GIVEN EXERCISE: Make an exact transcription of the material, leaving out all images.
.....
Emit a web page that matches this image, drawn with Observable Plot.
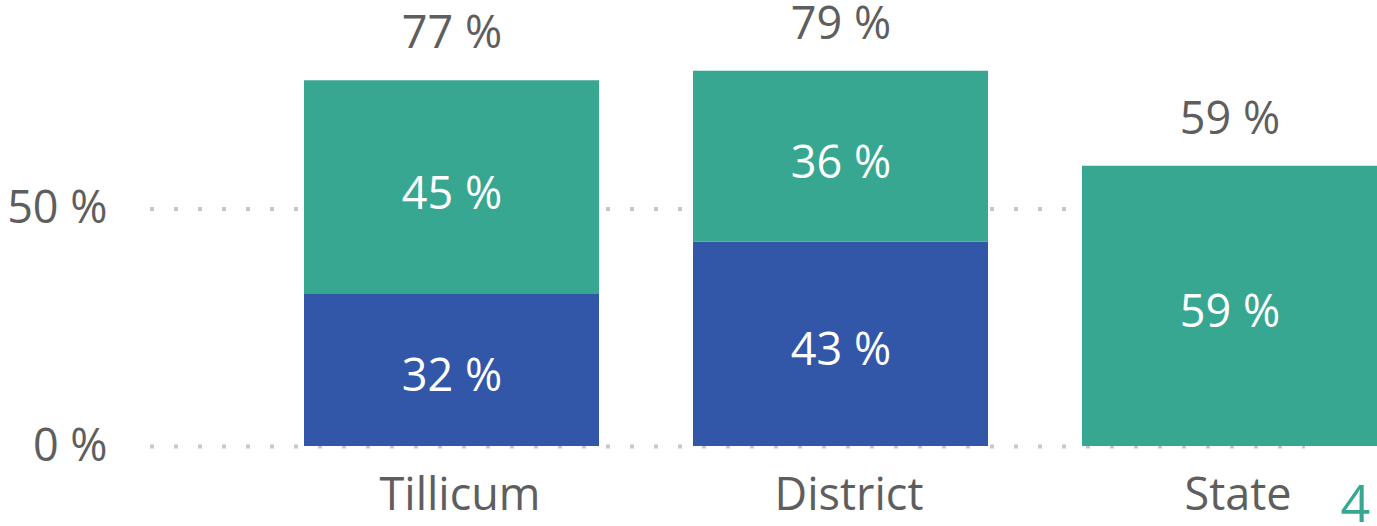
<!DOCTYPE html>
<html>
<head>
<meta charset="utf-8">
<script src="https://cdn.jsdelivr.net/npm/d3@7"></script>
<script src="https://cdn.jsdelivr.net/npm/@observablehq/plot@0.6"></script>
<style>
  html, body { margin: 0; padding: 0; background: #fff; overflow: hidden; }
  #chart svg { display: block; }
</style>
</head>
<body>
<div id="chart"></div>
<script>
const categories = ["Tillicum", "District", "State"];
const seriesNames = ["Lower", "Upper"];
const lowerValues = [32, 43, 0];
const upperValues = [45, 36, 59];
const totalValues = [77, 79, 59];
const yTicks = [0, 50];
const pageNumber = ["4"];

const colors = {Lower: "#3357A8", Upper: "#38A791"};

const rows = [];
categories.forEach((c, i) => {
  rows.push({cat: c, series: "Lower", value: lowerValues[i]});
  rows.push({cat: c, series: "Upper", value: upperValues[i]});
});
const totals = categories.map((c, i) => ({cat: c, value: totalValues[i]}));

const font = "'Open Sans', 'Noto Sans', sans-serif";
const textGray = "#5E5E5E";

const chart = Plot.plot({
  width: 1377,
  height: 526,
  marginLeft: 150,
  marginRight: 72,
  marginTop: 0,
  marginBottom: 80,
  style: {fontFamily: font, fontSize: "45px", color: textGray, background: "#fff", overflow: "hidden"},
  x: {domain: categories, range: [257.5, 1424.5], paddingInner: 0.2416, paddingOuter: 0.1208, label: null},
  y: {domain: [0, 50], range: [446, 208.5], label: null},
  color: {domain: seriesNames, range: seriesNames.map(s => colors[s])},
  marks: [
    Plot.ruleY(yTicks, {stroke: "#C8C8C8", strokeWidth: 4, strokeDasharray: "4,20"}),
    Plot.barY(rows.filter(d => d.value > 0), Plot.stackY({x: "cat", y: "value", fill: "series", z: "series", order: seriesNames})),
    Plot.text(rows.filter(d => d.value > 0), Plot.stackY({
      x: "cat", y: "value", z: "series", order: seriesNames,
      text: d => `${d.value} %`, fill: "#fff", fontSize: 45, dy: 6.5
    })),
    Plot.text(totals, {x: "cat", y: "value", text: d => `${d.value} %`, fill: textGray, fontSize: 45, dy: -47}),
    Plot.axisY(yTicks, {tickSize: 0, tickPadding: 43, tickFormat: d => `${d} %`, fontSize: 45, fill: textGray, label: null}),
    Plot.axisX({tickSize: 0, tickPadding: 32, dx: 8, fontSize: 45, fill: textGray, label: null}),
    Plot.text(pageNumber, {frameAnchor: "bottom-right", text: d => d, fill: "#38A791", fontSize: 52, textAnchor: "start", lineAnchor: "bottom", dx: 35, dy: 75})
  ]
});
document.getElementById("chart").appendChild(chart);
</script>
</body>
</html>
.....
EXERCISE RESPONSE:
Emit a web page that matches this image, drawn with Observable Plot.
<!DOCTYPE html>
<html>
<head>
<meta charset="utf-8">
<script src="https://cdn.jsdelivr.net/npm/d3@7"></script>
<script src="https://cdn.jsdelivr.net/npm/@observablehq/plot@0.6"></script>
<style>
  html, body { margin: 0; padding: 0; background: #fff; overflow: hidden; }
  #chart svg { display: block; }
</style>
</head>
<body>
<div id="chart"></div>
<script>
const categories = ["Tillicum", "District", "State"];
const seriesNames = ["Lower", "Upper"];
const lowerValues = [32, 43, 0];
const upperValues = [45, 36, 59];
const totalValues = [77, 79, 59];
const yTicks = [0, 50];
const pageNumber = ["4"];

const colors = {Lower: "#3357A8", Upper: "#38A791"};

const rows = [];
categories.forEach((c, i) => {
  rows.push({cat: c, series: "Lower", value: lowerValues[i]});
  rows.push({cat: c, series: "Upper", value: upperValues[i]});
});
const totals = categories.map((c, i) => ({cat: c, value: totalValues[i]}));

const font = "'Open Sans', 'Noto Sans', sans-serif";
const textGray = "#5E5E5E";

const chart = Plot.plot({
  width: 1377,
  height: 526,
  marginLeft: 150,
  marginRight: 72,
  marginTop: 0,
  marginBottom: 80,
  style: {fontFamily: font, fontSize: "45px", color: textGray, background: "#fff", overflow: "hidden"},
  x: {domain: categories, range: [257.5, 1424.5], paddingInner: 0.2416, paddingOuter: 0.1208, label: null},
  y: {domain: [0, 50], range: [446, 208.5], label: null},
  color: {domain: seriesNames, range: seriesNames.map(s => colors[s])},
  marks: [
    Plot.ruleY(yTicks, {stroke: "#C8C8C8", strokeWidth: 4, strokeDasharray: "4,20"}),
    Plot.barY(rows.filter(d => d.value > 0), Plot.stackY({x: "cat", y: "value", fill: "series", z: "series", order: seriesNames})),
    Plot.text(rows.filter(d => d.value > 0), Plot.stackY({
      x: "cat", y: "value", z: "series", order: seriesNames,
      text: d => `${d.value} %`, fill: "#fff", fontSize: 45, dy: 6.5
    })),
    Plot.text(totals, {x: "cat", y: "value", text: d => `${d.value} %`, fill: textGray, fontSize: 45, dy: -47}),
    Plot.axisY(yTicks, {tickSize: 0, tickPadding: 43, tickFormat: d => `${d} %`, fontSize: 45, fill: textGray, label: null}),
    Plot.axisX({tickSize: 0, tickPadding: 32, dx: 8, fontSize: 45, fill: textGray, label: null}),
    Plot.text(pageNumber, {frameAnchor: "bottom-right", text: d => d, fill: "#38A791", fontSize: 52, textAnchor: "start", lineAnchor: "bottom", dx: 35, dy: 75})
  ]
});
document.getElementById("chart").appendChild(chart);
</script>
</body>
</html>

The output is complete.